As we’ve noted before, hardware startups appear to be ‘having a moment’ (see Paul Graham’s recent missive), and certainly Springboard IoT is shaping up to be well-positioned to exploit this trend. Springboard is already a respected brand in the European accelerator space and its founder Jon Bradford has managed to pull in quite an impressive range of partners for its Internet of Things voyage — one that takes advantage of the beefier hardware companies in the Cambridge region.
These include the chip company ARM, Unilever, Neul, and the super-trendy Raspberry Pi. In addition, Springboard has announced that Bosch, Cosm, Living PlanIT and Nokia Growth Partners are also partnering with the program, while Cambridge-based Makespace will be providing the Springboard teams with access to things like 3D printers and laser cutters, and kit for electronics, woodwork and textiles so that they can rapidly prototype their wares. Sign me up already!
The list of mentors is also on point and includes Hermann Hauser (Amadeus), Sherry Coutu, Niall Murphy (Evrythng & The Cloud), Usman Haque (Cosm & Pachube), Pilgrim Beart (AlertMe) and Brad Feld (Foundry Group & FitBit).
Applications for the program close on 13th of January, after which the ten participating teams will be selected for the 3 month bootcamp kicking off in March. Springboard is citing £100,000 in support for each team. However, in actual cash terms, rather than ‘in kind’ or via free services from the likes of Rackspace, Amazon, Microsoft etc., this will consist of £5,000 per founder to a maximum of £15,000 in return for 6% equity, which seems in line with many other accelerators. Alternatively, startups that are already backed can shun the cash investment element in return for giving away just 3% equity.
Back to today’s Kickstarter news. I asked Bradford what a Kickstarter campaign could bring to the Springboard IoT teams and he candidly suggested that going down the crowdfunding route means that more control reverts to the founders as they might ultimately choose not to raise funding from angels or VCs, instead taking advantage of the “presales” model that Kickstarter supports. And it’s certainly true that the platform seems to work best for hardware startups who can use it validate their idea via future ‘customers’ actually voting with their wallets — see the recent lessons from Storybricks’ failed Kickstarter campaign.
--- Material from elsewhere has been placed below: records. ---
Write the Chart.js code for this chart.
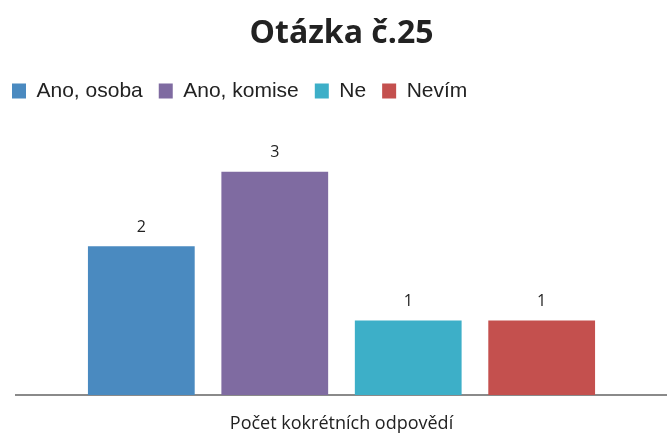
<!DOCTYPE html>
<html>
<head>
<meta charset="utf-8">
<script src="https://cdn.jsdelivr.net/npm/chart.js@4"></script>
<style>
  body { margin: 0; background: #fff; }
</style>
</head>
<body>
<canvas id="chart" width="667" height="434"></canvas>
<script>
const categories = ['Počet kokrétních odpovědí'];
const seriesNames = ['Ano, osoba', 'Ano, komise', 'Ne', 'Nevím'];
const seriesValues = [[2], [3], [1], [1]];
const seriesColors = ['#4A8AC0', '#7F6BA1', '#3DAFC8', '#C4504E'];

// values printed above each bar
const valueLabels = {
    id: 'valueLabels',
    afterDatasetsDraw(chart) {
        const ctx = chart.ctx;
        ctx.save();
        ctx.font = '16px "Open Sans"';
        ctx.fillStyle = '#222';
        ctx.textAlign = 'center';
        ctx.textBaseline = 'middle';
        chart.data.datasets.forEach((ds, i) => {
            chart.getDatasetMeta(i).data.forEach((bar, j) => {
                ctx.fillText(ds.data[j], bar.x, bar.y - 19);
            });
        });
        ctx.restore();
    }
};

const ctx = document.getElementById('chart').getContext('2d');
const chart = new Chart(ctx, {
    type: 'bar',
    data: {
        labels: categories,
        datasets: seriesNames.map((name, i) => ({
            label: name,
            data: seriesValues[i],
            backgroundColor: seriesColors[i],
            borderWidth: 0,
            categoryPercentage: 0.82,
            barPercentage: 0.8
        }))
    },
    options: {
        responsive: false,
        animation: false,
        layout: { padding: { top: 15, bottom: 0, right: 0, left: -4 } },
        plugins: {
            title: {
                display: true,
                text: 'Otázka č.25',
                fullSize: false,
                color: '#222',
                font: { family: '"Open Sans"', size: 32, weight: 'bold' },
                padding: { top: 0, bottom: 11 }
            },
            legend: {
                position: 'top',
                align: 'start',
                labels: {
                    boxWidth: 14,
                    boxHeight: 15,
                    padding: 16,
                    color: '#222',
                    font: { family: '"Liberation Sans"', size: 21 }
                }
            },
            tooltip: { enabled: false }
        },
        scales: {
            x: {
                grid: { display: false, drawTicks: false },
                border: { display: true, color: '#8a8a8a', width: 2 },
                ticks: {
                    color: '#222',
                    padding: 18,
                    font: { family: '"Open Sans"', size: 18 }
                },
                afterFit(scale) { scale.height = 39; }
            },
            y: {
                display: true,
                min: 0,
                max: 3.81,
                grid: { display: false, drawTicks: false },
                border: { display: false },
                ticks: { display: false },
                afterFit(scale) { scale.width = 20; }
            }
        }
    },
    plugins: [valueLabels]
});
</script>
</body>
</html>
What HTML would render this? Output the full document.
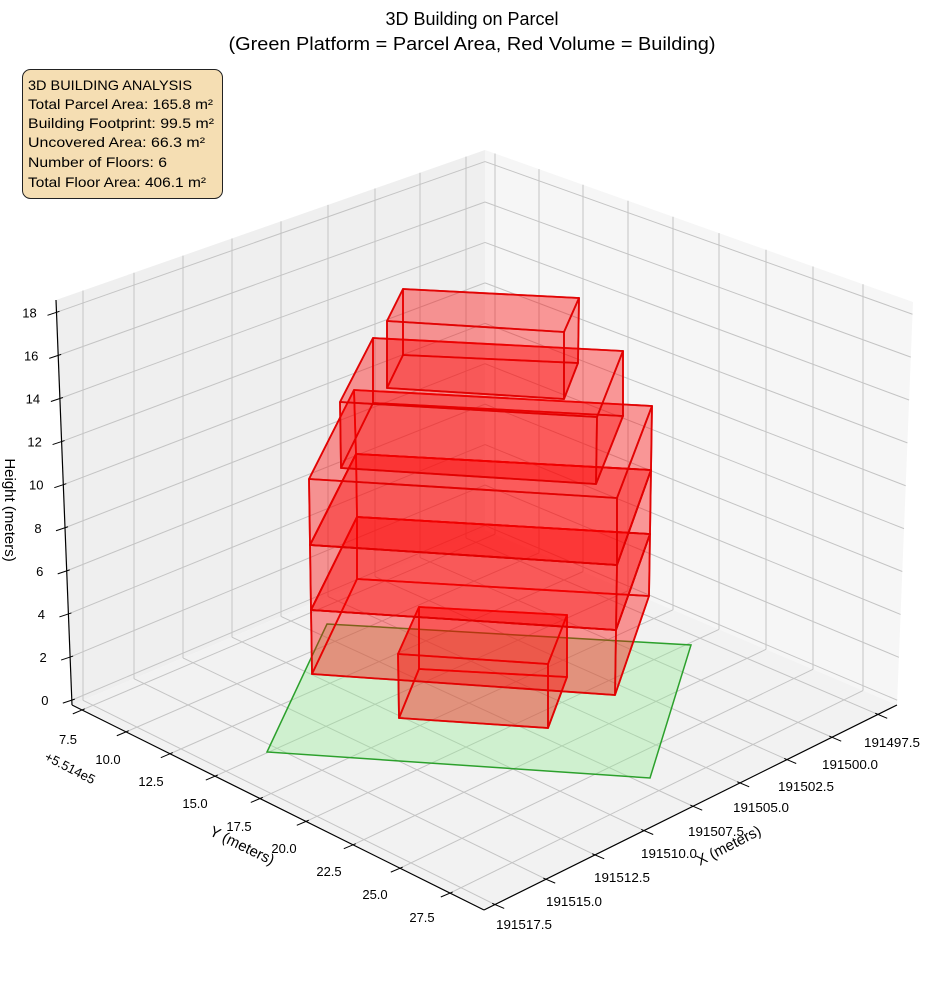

Specifically, Bradford says that Kickstarter may work best for products that appeal to ‘early adopters’, which in one sense is anybody interested in the burgeoning Internet of Things . However, the choice to use crowdfunding or take angel/VC investment isn’t mutually exclusive. Bradford points out that a successful Kickstarter campaign could enhance a startup’s value.
Or perhaps its investment readiness — VCs are wont to follow, after all.